*WHAT IS NEEDED*.
Retype the opening lines of the data exactly, stopping after the line that contains "(titel) at (-3,4.5)". Skip every picture.

═════ SUPPLIED INFORMATION

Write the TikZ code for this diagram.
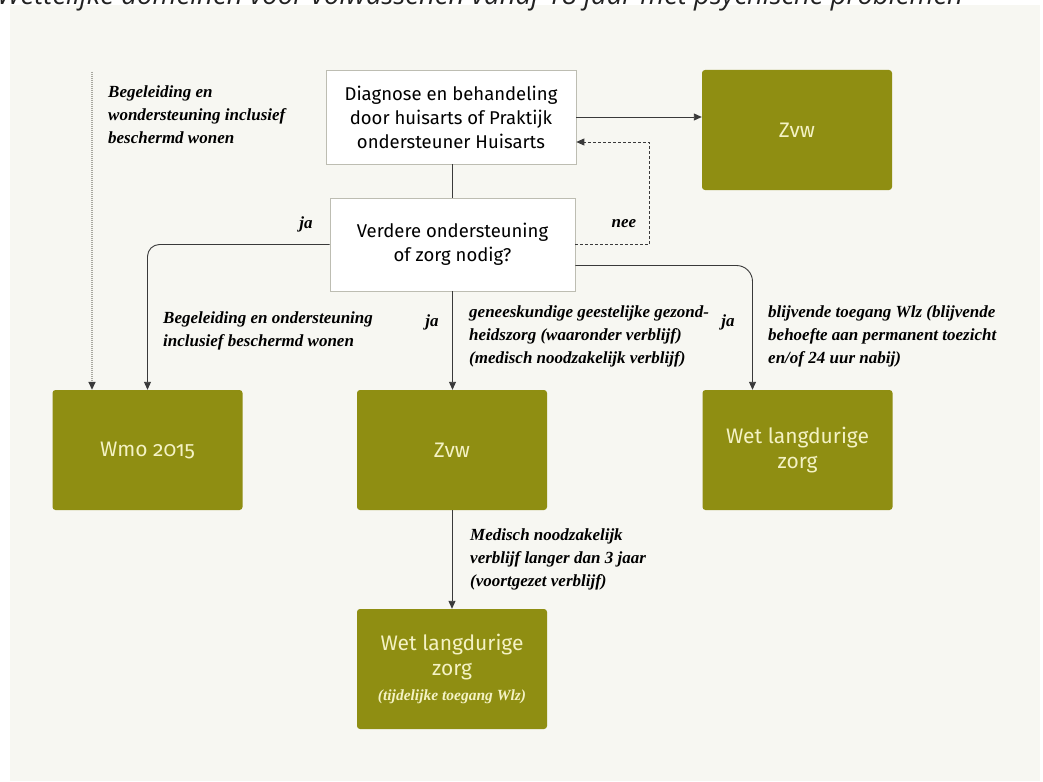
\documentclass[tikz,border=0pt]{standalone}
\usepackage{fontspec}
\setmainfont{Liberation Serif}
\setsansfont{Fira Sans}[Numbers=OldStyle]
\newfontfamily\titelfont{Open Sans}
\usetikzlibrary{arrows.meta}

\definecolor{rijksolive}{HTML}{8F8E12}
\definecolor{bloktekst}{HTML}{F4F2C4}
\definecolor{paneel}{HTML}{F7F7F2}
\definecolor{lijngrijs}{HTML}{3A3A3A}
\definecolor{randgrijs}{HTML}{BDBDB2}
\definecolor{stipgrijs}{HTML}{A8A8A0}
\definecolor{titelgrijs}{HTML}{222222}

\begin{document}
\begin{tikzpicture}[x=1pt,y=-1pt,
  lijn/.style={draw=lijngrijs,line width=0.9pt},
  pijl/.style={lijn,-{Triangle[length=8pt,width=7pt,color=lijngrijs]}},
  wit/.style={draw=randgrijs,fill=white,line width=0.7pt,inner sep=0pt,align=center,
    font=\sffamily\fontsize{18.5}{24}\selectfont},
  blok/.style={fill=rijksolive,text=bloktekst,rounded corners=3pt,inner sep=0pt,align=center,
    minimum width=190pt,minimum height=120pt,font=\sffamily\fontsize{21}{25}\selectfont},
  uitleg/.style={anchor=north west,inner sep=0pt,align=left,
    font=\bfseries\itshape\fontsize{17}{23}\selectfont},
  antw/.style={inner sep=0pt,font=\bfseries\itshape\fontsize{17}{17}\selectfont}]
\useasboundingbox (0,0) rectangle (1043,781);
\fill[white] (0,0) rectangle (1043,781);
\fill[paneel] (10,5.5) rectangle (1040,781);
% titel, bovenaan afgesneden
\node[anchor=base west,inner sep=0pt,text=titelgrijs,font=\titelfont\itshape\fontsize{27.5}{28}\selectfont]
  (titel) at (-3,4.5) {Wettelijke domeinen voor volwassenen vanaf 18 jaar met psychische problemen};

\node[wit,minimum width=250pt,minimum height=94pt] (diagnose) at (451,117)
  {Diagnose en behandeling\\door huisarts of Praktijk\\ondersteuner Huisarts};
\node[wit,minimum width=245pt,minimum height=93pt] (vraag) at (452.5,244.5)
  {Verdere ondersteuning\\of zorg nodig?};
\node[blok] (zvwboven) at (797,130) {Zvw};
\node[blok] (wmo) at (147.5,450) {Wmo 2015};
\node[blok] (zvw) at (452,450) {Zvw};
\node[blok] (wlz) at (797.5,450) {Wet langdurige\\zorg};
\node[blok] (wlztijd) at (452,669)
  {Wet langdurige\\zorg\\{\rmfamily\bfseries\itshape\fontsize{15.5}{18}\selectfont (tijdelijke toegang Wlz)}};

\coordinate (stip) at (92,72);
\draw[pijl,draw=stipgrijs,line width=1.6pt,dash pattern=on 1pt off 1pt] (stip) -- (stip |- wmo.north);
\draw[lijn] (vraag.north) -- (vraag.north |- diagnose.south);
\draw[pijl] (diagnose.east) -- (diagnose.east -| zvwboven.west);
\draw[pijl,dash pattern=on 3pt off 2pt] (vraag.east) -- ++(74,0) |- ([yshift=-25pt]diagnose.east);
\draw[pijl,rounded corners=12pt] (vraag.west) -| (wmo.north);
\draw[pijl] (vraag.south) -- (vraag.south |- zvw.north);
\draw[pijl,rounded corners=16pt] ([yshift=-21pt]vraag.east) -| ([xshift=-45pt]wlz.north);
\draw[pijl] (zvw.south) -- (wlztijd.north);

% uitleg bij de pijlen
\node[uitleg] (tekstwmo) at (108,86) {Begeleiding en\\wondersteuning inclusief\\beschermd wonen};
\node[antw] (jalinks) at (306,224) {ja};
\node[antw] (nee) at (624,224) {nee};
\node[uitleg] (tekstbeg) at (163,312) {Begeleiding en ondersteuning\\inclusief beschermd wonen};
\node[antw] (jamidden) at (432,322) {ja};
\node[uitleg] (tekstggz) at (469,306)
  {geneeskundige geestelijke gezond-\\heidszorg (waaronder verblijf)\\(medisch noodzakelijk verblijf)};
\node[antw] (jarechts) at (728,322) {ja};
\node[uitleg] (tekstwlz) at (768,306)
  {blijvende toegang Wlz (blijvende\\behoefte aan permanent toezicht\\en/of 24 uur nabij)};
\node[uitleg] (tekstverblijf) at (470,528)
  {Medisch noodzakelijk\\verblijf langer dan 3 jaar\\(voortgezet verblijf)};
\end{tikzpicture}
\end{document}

══════════

*COMPLETED TASK*.
Write the TikZ code for this diagram.
\documentclass[tikz,border=0pt]{standalone}
\usepackage{fontspec}
\setmainfont{Liberation Serif}
\setsansfont{Fira Sans}[Numbers=OldStyle]
\newfontfamily\titelfont{Open Sans}
\usetikzlibrary{arrows.meta}

\definecolor{rijksolive}{HTML}{8F8E12}
\definecolor{bloktekst}{HTML}{F4F2C4}
\definecolor{paneel}{HTML}{F7F7F2}
\definecolor{lijngrijs}{HTML}{3A3A3A}
\definecolor{randgrijs}{HTML}{BDBDB2}
\definecolor{stipgrijs}{HTML}{A8A8A0}
\definecolor{titelgrijs}{HTML}{222222}

\begin{document}
\begin{tikzpicture}[x=1pt,y=-1pt,
  lijn/.style={draw=lijngrijs,line width=0.9pt},
  pijl/.style={lijn,-{Triangle[length=8pt,width=7pt,color=lijngrijs]}},
  wit/.style={draw=randgrijs,fill=white,line width=0.7pt,inner sep=0pt,align=center,
    font=\sffamily\fontsize{18.5}{24}\selectfont},
  blok/.style={fill=rijksolive,text=bloktekst,rounded corners=3pt,inner sep=0pt,align=center,
    minimum width=190pt,minimum height=120pt,font=\sffamily\fontsize{21}{25}\selectfont},
  uitleg/.style={anchor=north west,inner sep=0pt,align=left,
    font=\bfseries\itshape\fontsize{17}{23}\selectfont},
  antw/.style={inner sep=0pt,font=\bfseries\itshape\fontsize{17}{17}\selectfont}]
\useasboundingbox (0,0) rectangle (1043,781);
\fill[white] (0,0) rectangle (1043,781);
\fill[paneel] (10,5.5) rectangle (1040,781);
% titel, bovenaan afgesneden
\node[anchor=base west,inner sep=0pt,text=titelgrijs,font=\titelfont\itshape\fontsize{27.5}{28}\selectfont]
  (titel) at (-3,4.5) {Wettelijke domeinen voor volwassenen vanaf 18 jaar met psychische problemen};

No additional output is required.